What to produce
Output every entry exactly as written, but omit the pictures.

Data listing:
======

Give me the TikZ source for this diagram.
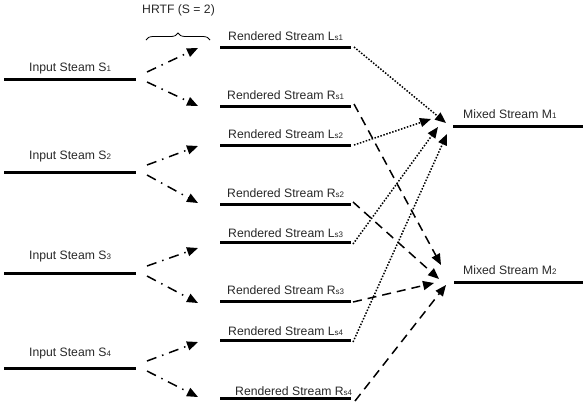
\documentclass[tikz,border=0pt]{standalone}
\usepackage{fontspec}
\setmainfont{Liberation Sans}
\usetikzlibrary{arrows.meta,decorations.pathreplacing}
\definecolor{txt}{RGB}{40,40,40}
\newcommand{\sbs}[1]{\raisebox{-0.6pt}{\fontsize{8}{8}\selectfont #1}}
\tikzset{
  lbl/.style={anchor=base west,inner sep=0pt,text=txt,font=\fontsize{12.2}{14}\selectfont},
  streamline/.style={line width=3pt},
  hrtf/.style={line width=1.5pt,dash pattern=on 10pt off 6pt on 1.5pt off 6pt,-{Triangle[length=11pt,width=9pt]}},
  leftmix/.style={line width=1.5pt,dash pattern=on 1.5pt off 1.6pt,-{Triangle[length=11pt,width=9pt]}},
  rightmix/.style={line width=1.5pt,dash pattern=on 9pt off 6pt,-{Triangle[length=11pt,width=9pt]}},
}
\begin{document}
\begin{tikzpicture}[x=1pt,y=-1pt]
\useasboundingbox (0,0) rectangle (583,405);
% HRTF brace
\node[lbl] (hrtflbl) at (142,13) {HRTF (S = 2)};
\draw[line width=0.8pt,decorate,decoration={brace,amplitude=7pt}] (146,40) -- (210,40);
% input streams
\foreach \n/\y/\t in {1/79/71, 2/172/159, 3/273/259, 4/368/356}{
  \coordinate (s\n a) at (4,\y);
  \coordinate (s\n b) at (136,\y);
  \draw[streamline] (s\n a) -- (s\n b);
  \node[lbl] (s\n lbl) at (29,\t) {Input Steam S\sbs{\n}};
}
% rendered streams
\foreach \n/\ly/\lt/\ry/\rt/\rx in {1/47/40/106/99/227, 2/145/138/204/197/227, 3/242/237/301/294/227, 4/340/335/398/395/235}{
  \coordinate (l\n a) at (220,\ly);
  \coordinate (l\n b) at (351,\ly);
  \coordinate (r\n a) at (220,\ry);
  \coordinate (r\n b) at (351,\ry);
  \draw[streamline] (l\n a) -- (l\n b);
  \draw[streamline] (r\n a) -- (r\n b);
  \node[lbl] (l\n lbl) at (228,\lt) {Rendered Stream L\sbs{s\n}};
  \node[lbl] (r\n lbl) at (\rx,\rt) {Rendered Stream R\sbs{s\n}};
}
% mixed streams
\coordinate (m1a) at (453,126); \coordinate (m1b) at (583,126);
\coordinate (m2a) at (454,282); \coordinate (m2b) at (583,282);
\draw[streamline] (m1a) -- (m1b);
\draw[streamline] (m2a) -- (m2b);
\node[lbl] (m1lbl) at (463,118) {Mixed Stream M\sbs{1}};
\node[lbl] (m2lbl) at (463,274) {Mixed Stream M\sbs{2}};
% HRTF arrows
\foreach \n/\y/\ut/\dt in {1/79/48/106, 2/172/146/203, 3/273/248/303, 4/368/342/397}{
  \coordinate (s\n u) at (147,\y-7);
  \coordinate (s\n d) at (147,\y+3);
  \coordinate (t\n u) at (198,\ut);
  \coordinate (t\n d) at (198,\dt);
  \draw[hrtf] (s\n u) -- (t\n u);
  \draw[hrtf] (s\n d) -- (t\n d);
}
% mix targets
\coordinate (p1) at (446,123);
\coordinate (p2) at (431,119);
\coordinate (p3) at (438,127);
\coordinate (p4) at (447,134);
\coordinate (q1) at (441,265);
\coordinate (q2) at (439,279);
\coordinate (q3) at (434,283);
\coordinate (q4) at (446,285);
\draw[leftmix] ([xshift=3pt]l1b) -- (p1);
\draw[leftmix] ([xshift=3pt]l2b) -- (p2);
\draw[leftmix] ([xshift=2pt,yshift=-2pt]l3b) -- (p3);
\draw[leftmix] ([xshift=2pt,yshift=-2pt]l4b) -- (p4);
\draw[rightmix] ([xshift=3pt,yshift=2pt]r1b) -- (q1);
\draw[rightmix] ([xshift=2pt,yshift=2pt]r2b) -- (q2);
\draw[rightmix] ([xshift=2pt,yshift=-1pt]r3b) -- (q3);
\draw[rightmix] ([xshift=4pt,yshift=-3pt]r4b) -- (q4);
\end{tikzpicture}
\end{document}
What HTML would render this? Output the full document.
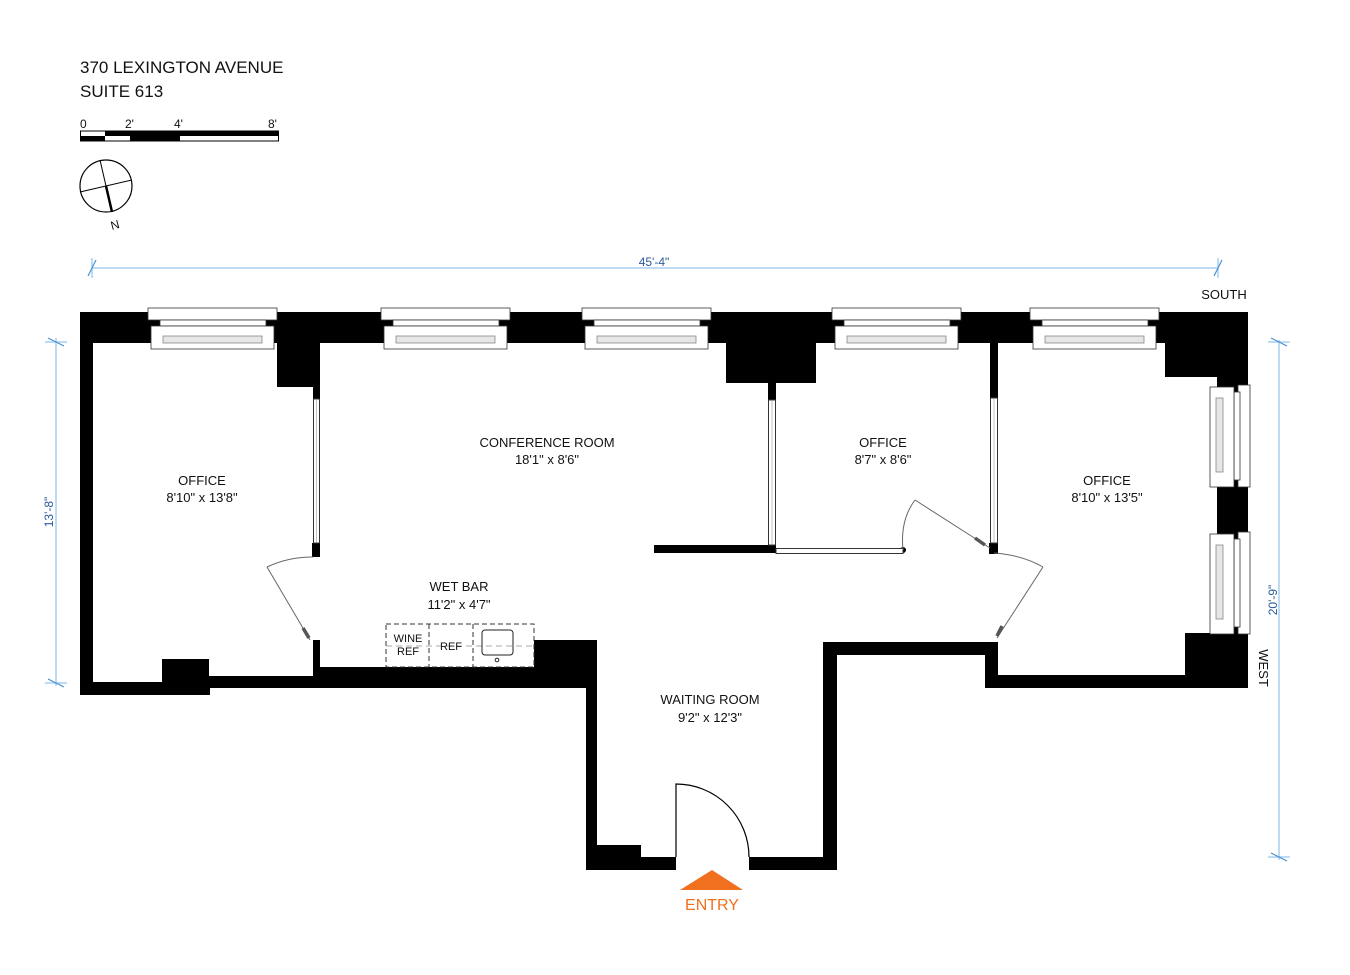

======

Correct output
Give me the TikZ source for this diagram.
\documentclass[tikz,border=0pt]{standalone}
\usepackage{fontspec}
\setmainfont{Liberation Sans}
\usetikzlibrary{arrows.meta,decorations.pathreplacing}
\definecolor{txt}{RGB}{40,40,40}
\newcommand{\sbs}[1]{\raisebox{-0.6pt}{\fontsize{8}{8}\selectfont #1}}
\tikzset{
  lbl/.style={anchor=base west,inner sep=0pt,text=txt,font=\fontsize{12.2}{14}\selectfont},
  streamline/.style={line width=3pt},
  hrtf/.style={line width=1.5pt,dash pattern=on 10pt off 6pt on 1.5pt off 6pt,-{Triangle[length=11pt,width=9pt]}},
  leftmix/.style={line width=1.5pt,dash pattern=on 1.5pt off 1.6pt,-{Triangle[length=11pt,width=9pt]}},
  rightmix/.style={line width=1.5pt,dash pattern=on 9pt off 6pt,-{Triangle[length=11pt,width=9pt]}},
}
\begin{document}
\begin{tikzpicture}[x=1pt,y=-1pt]
\useasboundingbox (0,0) rectangle (583,405);
% HRTF brace
\node[lbl] (hrtflbl) at (142,13) {HRTF (S = 2)};
\draw[line width=0.8pt,decorate,decoration={brace,amplitude=7pt}] (146,40) -- (210,40);
% input streams
\foreach \n/\y/\t in {1/79/71, 2/172/159, 3/273/259, 4/368/356}{
  \coordinate (s\n a) at (4,\y);
  \coordinate (s\n b) at (136,\y);
  \draw[streamline] (s\n a) -- (s\n b);
  \node[lbl] (s\n lbl) at (29,\t) {Input Steam S\sbs{\n}};
}
% rendered streams
\foreach \n/\ly/\lt/\ry/\rt/\rx in {1/47/40/106/99/227, 2/145/138/204/197/227, 3/242/237/301/294/227, 4/340/335/398/395/235}{
  \coordinate (l\n a) at (220,\ly);
  \coordinate (l\n b) at (351,\ly);
  \coordinate (r\n a) at (220,\ry);
  \coordinate (r\n b) at (351,\ry);
  \draw[streamline] (l\n a) -- (l\n b);
  \draw[streamline] (r\n a) -- (r\n b);
  \node[lbl] (l\n lbl) at (228,\lt) {Rendered Stream L\sbs{s\n}};
  \node[lbl] (r\n lbl) at (\rx,\rt) {Rendered Stream R\sbs{s\n}};
}
% mixed streams
\coordinate (m1a) at (453,126); \coordinate (m1b) at (583,126);
\coordinate (m2a) at (454,282); \coordinate (m2b) at (583,282);
\draw[streamline] (m1a) -- (m1b);
\draw[streamline] (m2a) -- (m2b);
\node[lbl] (m1lbl) at (463,118) {Mixed Stream M\sbs{1}};
\node[lbl] (m2lbl) at (463,274) {Mixed Stream M\sbs{2}};
% HRTF arrows
\foreach \n/\y/\ut/\dt in {1/79/48/106, 2/172/146/203, 3/273/248/303, 4/368/342/397}{
  \coordinate (s\n u) at (147,\y-7);
  \coordinate (s\n d) at (147,\y+3);
  \coordinate (t\n u) at (198,\ut);
  \coordinate (t\n d) at (198,\dt);
  \draw[hrtf] (s\n u) -- (t\n u);
  \draw[hrtf] (s\n d) -- (t\n d);
}
% mix targets
\coordinate (p1) at (446,123);
\coordinate (p2) at (431,119);
\coordinate (p3) at (438,127);
\coordinate (p4) at (447,134);
\coordinate (q1) at (441,265);
\coordinate (q2) at (439,279);
\coordinate (q3) at (434,283);
\coordinate (q4) at (446,285);
\draw[leftmix] ([xshift=3pt]l1b) -- (p1);
\draw[leftmix] ([xshift=3pt]l2b) -- (p2);
\draw[leftmix] ([xshift=2pt,yshift=-2pt]l3b) -- (p3);
\draw[leftmix] ([xshift=2pt,yshift=-2pt]l4b) -- (p4);
\draw[rightmix] ([xshift=3pt,yshift=2pt]r1b) -- (q1);
\draw[rightmix] ([xshift=2pt,yshift=2pt]r2b) -- (q2);
\draw[rightmix] ([xshift=2pt,yshift=-1pt]r3b) -- (q3);
\draw[rightmix] ([xshift=4pt,yshift=-3pt]r4b) -- (q4);
\end{tikzpicture}
\end{document}
What HTML would render this? Output the full document.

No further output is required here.